Longtime Penn Medicine administrator Kevin Mahoney was named the next CEO of the University of Pennsylvania Health System on Wednesday. He will begin leading the $7.8 billion health system on July 1.
Mahoney, who has worked for Penn Med since 1996, currently serves as Executive Vice President and Chief Administrative Officer for the University of Pennsylvania Health System, as well as Executive Vice Dean for Integrative Services for the Perelman School of Medicine. He will succeed Ralph Muller, who has served as Penn Med's CEO since 2003.
The announcement was made in a press release Wednesday by Penn President Amy Gutmann and J. Larry Jameson, Executive Vice President of the University of Pennsylvania for the Health System and Dean of the Perelman School of Medicine.
"[Mahoney] was an early and strong contributor to our campus-wide efforts to make innovation part of Penn’s and Penn Medicine’s DNA,” Jameson said in the press release. "Kevin is a champion for the ideas that will become tomorrow’s cures, supporting everything from small-scale start-up efforts to larger commercialization agreements and industry partnerships that are mapping what the future of health care will look like.”

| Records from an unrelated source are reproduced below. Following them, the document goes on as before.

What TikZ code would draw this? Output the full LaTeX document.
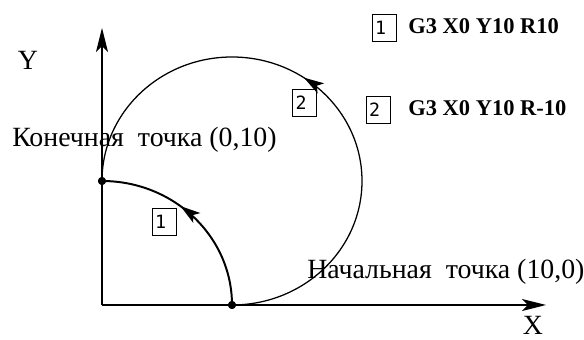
\documentclass[tikz,border=0pt]{standalone}
\usepackage{fontspec}
\setmainfont{Liberation Serif}
\newfontfamily\boxfont{DejaVu Sans Mono}
\usetikzlibrary{arrows.meta,decorations.markings}

\begin{document}
\begin{tikzpicture}[x=0.025cm,y=0.025cm,
    axisline/.style={line width=0.9pt,-{Stealth[length=0.6cm,width=0.3cm,inset=0.15cm]}},
    numbox/.style={draw,line width=0.6pt,font=\boxfont\fontsize{13}{13}\selectfont,
      text width=0.44cm,align=left,inner xsep=0.08cm,minimum height=0.68cm},
    txt/.style={inner sep=0pt,font=\fontsize{19.8}{22}\selectfont},
    gcode/.style={inner sep=0pt,anchor=base west,font=\fontsize{16}{18}\selectfont\bfseries},
    ptdot/.style={fill,circle,inner sep=0pt,minimum size=0.2cm},
    arcmark/.style={postaction=decorate,decoration={markings,
      mark=at position #1 with {\arrow{Stealth[length=0.5cm,width=0.3cm,inset=0.12cm]}}}}]
    \useasboundingbox (0,0) rectangle (584,340);
    % axes
    \coordinate (O) at (102,35);
    \coordinate (Xend) at (546,35);
    \coordinate (Yend) at (102,312);
    \draw[axisline] (O) -- (Xend);
    \draw[axisline] (O) -- (Yend);
    \node[txt,anchor=base] (ylbl) at (28,270) {Y};
    \node[txt,anchor=base] (xlbl) at (533,5) {X};
    % start and end points
    \node[ptdot] (start) at (232,35) {};
    \node[ptdot] (end) at (102,159) {};
    % arc 1 (R10) and arc 2 (R-10)
    \draw[line width=1.4pt,arcmark=0.58] (start.center) arc[start angle=0,end angle=90,x radius=130,y radius=124];
    \draw[line width=0.9pt,arcmark=0.54] (start.center) arc[start angle=-90,end angle=180,x radius=130,y radius=124];
    \node[ptdot] at (start) {};
    \node[ptdot] at (end) {};
    \node[txt,anchor=base west] (endlbl) at (12,193) {Конечная\ \ точка (0,10)};
    \node[txt,anchor=base west] (startlbl) at (307,61) {Начальная\ \ точка (10,0)};
    \node[numbox] (arc1) at (164,118) {1};
    \node[numbox] (arc2) at (304.5,237) {2};
    % legend
    \node[numbox] (leg1) at (384,312) {1};
    \node[gcode] (cmd1) at (408,306) {G3 X0 Y10 R10};
    \node[numbox] (leg2) at (378,230) {2};
    \node[gcode] (cmd2) at (408,224) {G3 X0 Y10 R-10};
\end{tikzpicture}
\end{document}
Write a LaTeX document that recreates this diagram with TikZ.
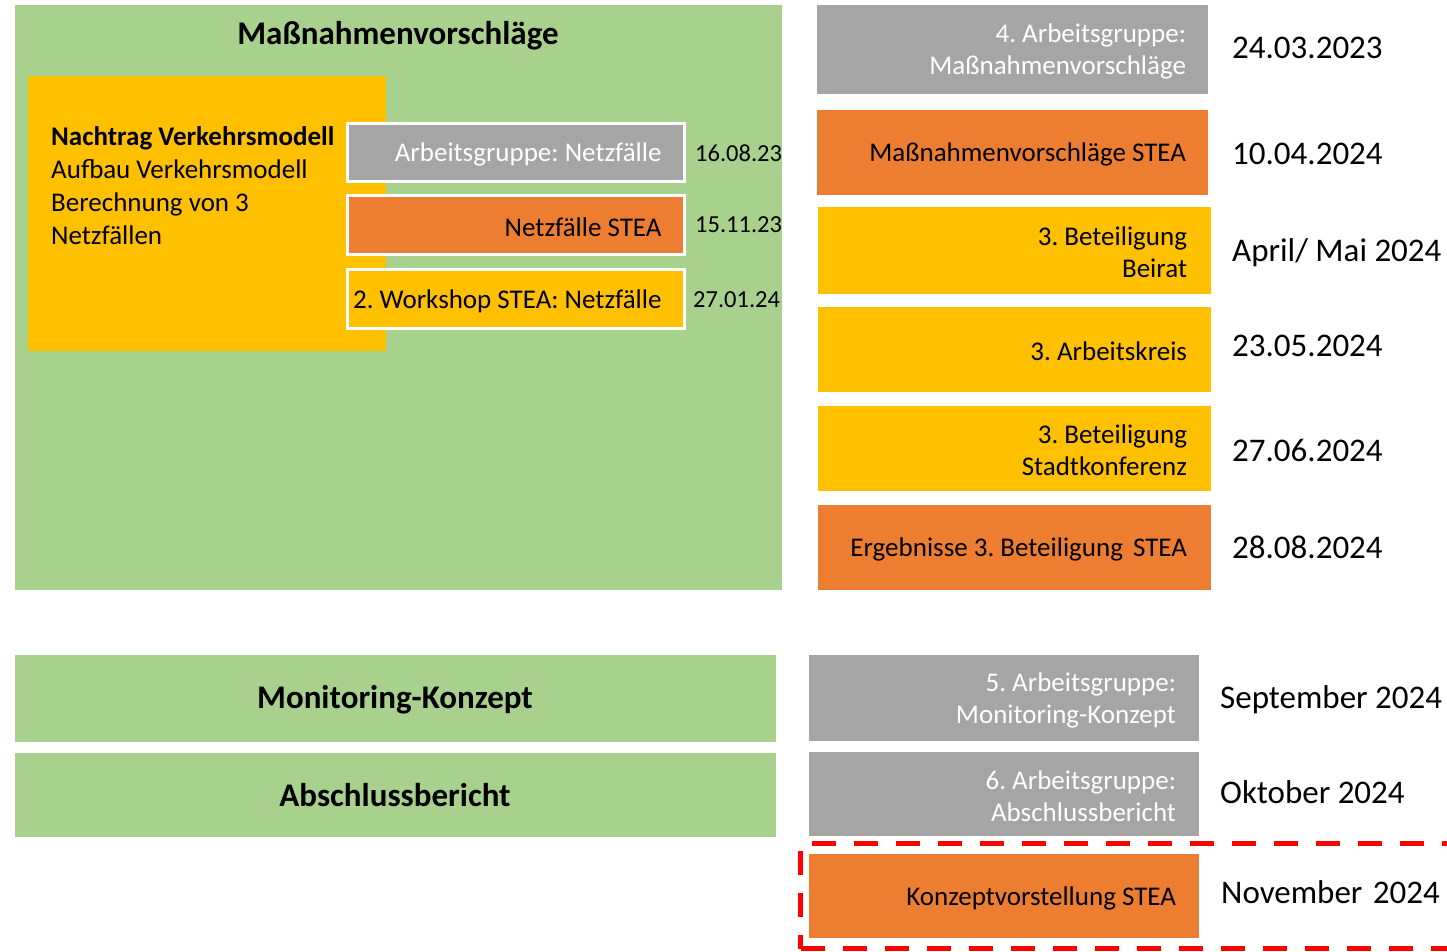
\documentclass[tikz,border=0pt]{standalone}
\usepackage{fontspec}
\setmainfont{Carlito}
\definecolor{cgreen}{HTML}{A9D18E}
\definecolor{corange}{HTML}{ED7D31}
\definecolor{cyellow}{HTML}{FFC000}
\definecolor{cgray}{HTML}{A5A5A5}
\begin{document}
\frenchspacing
\begin{tikzpicture}[x=1pt,y=-1pt,
  blk/.style={rectangle, inner sep=0, outer sep=0, anchor=north west},
  gfill/.style={blk, fill=cgreen},
  ofill/.style={blk, fill=corange},
  yfill/.style={blk, fill=cyellow},
  afill/.style={blk, fill=cgray},
  wborder/.style={draw=white, line width=3pt},
  lbl/.style={inner sep=0, outer sep=0, anchor=east, align=right, yshift=-2pt, font=\fontsize{27}{32}\selectfont},
  wlbl/.style={lbl, text=white},
  bigdate/.style={inner sep=0, anchor=west, font=\fontsize{33}{38}\selectfont},
  smalldate/.style={inner sep=0, anchor=west, font=\fontsize{24.5}{28}\selectfont},
  title/.style={inner sep=0, font=\fontsize{33}{38}\selectfont\bfseries}
]
\clip (0,0) rectangle (1447,952);
\fill[white] (0,0) rectangle (1447,952);

% left big green
\node[gfill, minimum width=767pt, minimum height=585pt] (mass) at (15,5) {};
\node[title] (masst) at (398,36) {Maßnahmenvorschläge};
\node[yfill, minimum width=358pt, minimum height=275pt] (nach) at (28,76) {};
\node[inner sep=0, anchor=west, align=left, font=\fontsize{27}{33}\selectfont] (nacht) at (51,186)
  {\textbf{Nachtrag Verkehrsmodell}\\Aufbau Verkehrsmodell\\Berechnung von 3\\Netzfällen};

\node[afill, wborder, minimum width=337pt, minimum height=58pt] (ag) at (347.5,123.5) {};
\node[wlbl] (agt) at ([xshift=-23pt]ag.east) {Arbeitsgruppe: Netzfälle};
\node[ofill, wborder, minimum width=337pt, minimum height=59pt] (nf) at (347.5,195.5) {};
\node[lbl] (nft) at ([xshift=-23pt]nf.east) {Netzfälle STEA};
\node[yfill, wborder, minimum width=337pt, minimum height=59pt] (ws) at (347.5,269.5) {};
\node[lbl] (wst) at ([xshift=-23pt]ws.east) {2. Workshop STEA: Netzfälle};

\node[smalldate] (d1) at (695,153) {16.08.23};
\node[smalldate] (d2) at (695,225) {15.11.23};
\node[smalldate] (d3) at (693,300) {27.01.24};

% right column
\node[afill, minimum width=391pt, minimum height=89pt] (r1) at (817,5) {};
\node[wlbl] (r1t) at ([xshift=-22pt]r1.east) {4. Arbeitsgruppe:\\Maßnahmenvorschläge};
\node[ofill, minimum width=391pt, minimum height=85pt] (r2) at (817,110) {};
\node[lbl] (r2t) at ([xshift=-22pt]r2.east) {Maßnahmenvorschläge STEA};
\node[yfill, minimum width=393pt, minimum height=87pt] (r3) at (818,207) {};
\node[lbl] (r3t) at ([xshift=-24pt]r3.east) {3. Beteiligung\\Beirat};
\node[yfill, minimum width=393pt, minimum height=85pt] (r4) at (818,307) {};
\node[lbl] (r4t) at ([xshift=-24pt]r4.east) {3. Arbeitskreis};
\node[yfill, minimum width=393pt, minimum height=85pt] (r5) at (818,406) {};
\node[lbl] (r5t) at ([xshift=-24pt]r5.east) {3. Beteiligung\\Stadtkonferenz};
\node[ofill, minimum width=393pt, minimum height=85pt] (r6) at (818,505) {};
\node[lbl] (r6t) at ([xshift=-24pt]r6.east) {Ergebnisse 3. Beteiligung\hspace{4pt} STEA};

\node[bigdate] (rd1) at (1232,48) {24.03.2023};
\node[bigdate] (rd2) at (1232,154) {10.04.2024};
\node[bigdate] (rd3) at (1232,253) {April/ Mai 2024};
\node[bigdate] (rd4) at (1232,346) {23.05.2024};
\node[bigdate] (rd5) at (1232,450) {27.06.2024};
\node[bigdate] (rd6) at (1232,547) {28.08.2024};

% bottom
\node[gfill, minimum width=761pt, minimum height=87pt] (mon) at (15,655) {};
\node[title] (mont) at (395,700) {Monitoring-Konzept};
\node[gfill, minimum width=761pt, minimum height=84pt] (abs) at (15,753) {};
\node[title] (abst) at (395,795) {Abschlussbericht};

\node[afill, minimum width=390pt, minimum height=86pt] (b1) at (809,655) {};
\node[wlbl] (b1t) at ([xshift=-23pt]b1.east) {5. Arbeitsgruppe:\\Monitoring-Konzept};
\node[afill, minimum width=390pt, minimum height=84pt] (b2) at (809,752) {};
\node[wlbl] (b2t) at ([xshift=-23pt]b2.east) {6. Arbeitsgruppe:\\Abschlussbericht};
\node[ofill, minimum width=390pt, minimum height=84pt] (b3) at (809,854) {};
\node[lbl] (b3t) at ([xshift=-23pt]b3.east) {Konzeptvorstellung STEA};

\node[bigdate] (bd1) at (1220,700) {September 2024};
\node[bigdate] (bd2) at (1220,792) {Oktober 2024};
\node[bigdate] (bd3) at (1221,892) {November\hspace{3pt} 2024};

\node[blk, draw=red, line width=5pt, dash pattern=on 24pt off 18pt,
  minimum width=700pt, minimum height=105pt] (hl) at (800.5,843.5) {};
\end{tikzpicture}
\end{document}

In these roles, Mahoney has helped plan and execute the construction of the Pavilion at the Hospital of the University of Pennsylvania, a $1.5 billion hospital building set to open in 2021. He previously developed the plan for the Ruth and Raymond Perelman Center for Advanced Medicine and the Roberts Proton Therapy Center, which, along with other Penn facilities, became the nation's first building to integrate education, research, and clinical care.
Mahoney also helped implement a shared electronic health record system across Penn's hospitals and outpatient systems, the only comprehensive system of its kind in the region.
He previously served as Executive Director of Penn’s primary care physician network and CEO of Phoenixville Hospital.
“My appointment as the next CEO of UPHS is humbling, and I am truly excited by this opportunity," Mahoney said in the press release. "Having worked at Penn Medicine for 23 years, I have seen first-hand the miracles performed by our faculty, physicians and staff. I know our best days are ahead with even more breakthrough treatments and the continued evolution of patient-centered care."